In other words, while it might be appropriate for a judge to opine tentatively that it is likely the agency would prove critical facts, unless the court holds a fair evidentiary hearing on those facts, the judge may not rule in a way that implies there was actual, admissible evidence to support the court’s finding. In PharMethod, Inc. v. Caserta, the defendant appealed a preliminary injunction order enjoining him from competing with his former employer. 382 F. App’x 214, 215 (3d Cir. 2010). The district court found that the defendant violated the restrictive covenant contained in the defendant’s employment agreement with the plaintiff. Id. at 217 n.3. The Third Circuit found that the District Court inappropriately determined that the defendant breached the restrictive covenant because the district court should not have addressed the merits of the case at the preliminary injunction hearing; it should have only addressed the likelihood of the merits. Id. The defendant should therefore press for a full hearing, and seek to challenge the hearsay evidence in the agency’s moving papers.
2. If the District Court issues a mandatory preliminary injunction that provides permanent relief that cannot be undone (such as an asset freeze), the agency must meet a high standard of proof
In the typical case, the FTC or SEC will seek an asset freeze to put the defendant out of business at the beginning of the case. This tactic essentially removes any incentive for the defendant to fight since even if it wins, its business will still be crippled or destroyed. Therefore, an asset freeze or similar relief the government seeks has the real effect of causing a permanent change in the defendant’s operations, not a mere preservation of the status quo.

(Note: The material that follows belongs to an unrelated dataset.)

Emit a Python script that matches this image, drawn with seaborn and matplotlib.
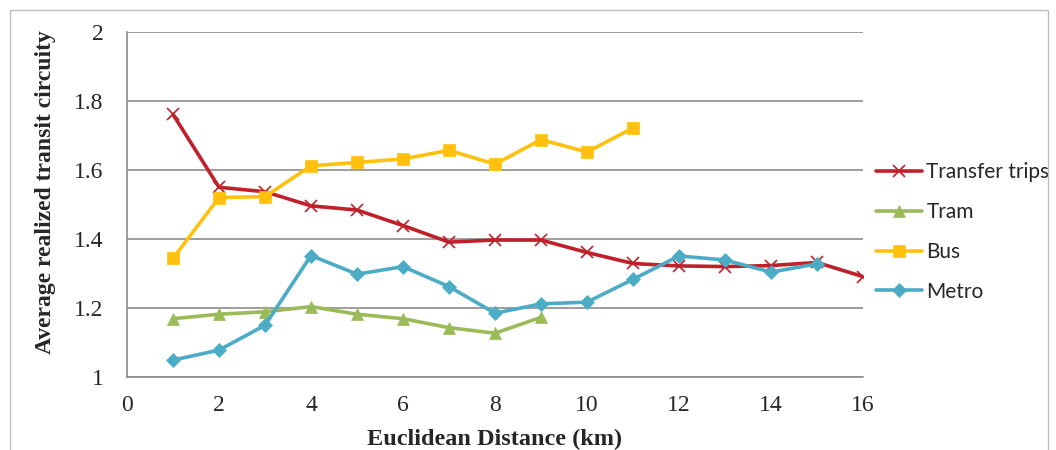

There are two kinds of preliminary injunctions: One kind is designed to just preserve the status quo of the parties until a trial on the merits can be held. Camenisch, 451 U.S. at 395; Anderson v. Davila, 125 F.3d 148, 156 (3d Cir. 1997); Tom Doherty Assocs., Inc. v. Saban Entm’t, Inc., 60 F.3d 27, 34 (2d Cir. 1995). However, in contrast, the other kind is a mandatory injunction that commands a positive act thereby altering the status quo. Tom Doherty Assocs., 60 F.3d at 34; see also Bennington Foods LLC v. St. Croix Renaissance Grp. LLP, 528 F.3d 176 (3d Cir. 2008) (citing with approval Tom Doherty Assocs., 60 F.3d at 33-34). Mandatory injunctions are extraordinary relief, and should only be granted sparingly. Trinity Indus., Inc. v. Chicago Bridge & Iron Co., 735 F.3d 131, 139 (3d Cir. 2013); Tri-Realty Co. v. Ursinus College, No. 11-5885, 2013 WL 5298469 at *12 (E.D. Pa. Sept. 19, 2013). Moreover, when a request is made for a mandatory injunction that seeks to alter the status quo, the courts have said the burden on the moving party is heavier, and it must demonstrate with evidence that its “right to relief must be indisputably clear.” Trinity Indus., Inc., 735 F.3d at 139. Therefore, the moving party must demonstrate more than just a likelihood of success on the merits—the moving party must show a clear or substantial showing that they will succeed on the merits. See id.; Tom Doherty Assocs., 60 F.3d at 34 (stating “a mandatory injunction should issue ‘only upon a clear showing that the moving party is entitled to the relief requested, or where extreme or very serious damage will result from a denial of preliminary relief. . . . The ‘clear’ or ‘substantial’ showing requirement—the variation in the language does not reflect a variation in meaning—thus alters the traditional formula by requiring that the movant demonstrate a greater likelihood of success.”).
When faced with the threat of an Order that will ruin the business, the defendant should press its right to insist that the governmental agency show that relief is indisputably clear—that likelihood of success on the merits is clear, not just that the agency is likely to ultimately succeed on the merits. See Trinity Indus., Inc., 735 F.3d at 139; Tom Doherty Assocs., 60 F.3d at 34. Indeed, when an injunction will provide what essentially is final relief that cannot be undone, a heightened standard of success on the merits must be proven at the preliminary injunction hearing. Tom Doherty Assocs., 60 F.3d at 34-35.; Tri-Realty Co., No. 11-5885, 2013 WL 5298469 at *12. See also, Ciba-Geigy Corp. v. Bolar Pharm. Co., 747 F.2d 844, 850 (3d Cir. 1984) (stating that in deciding whether to issue a permanent injunction, the court must first determine if the party actually met its burden actually succeeding on the merits).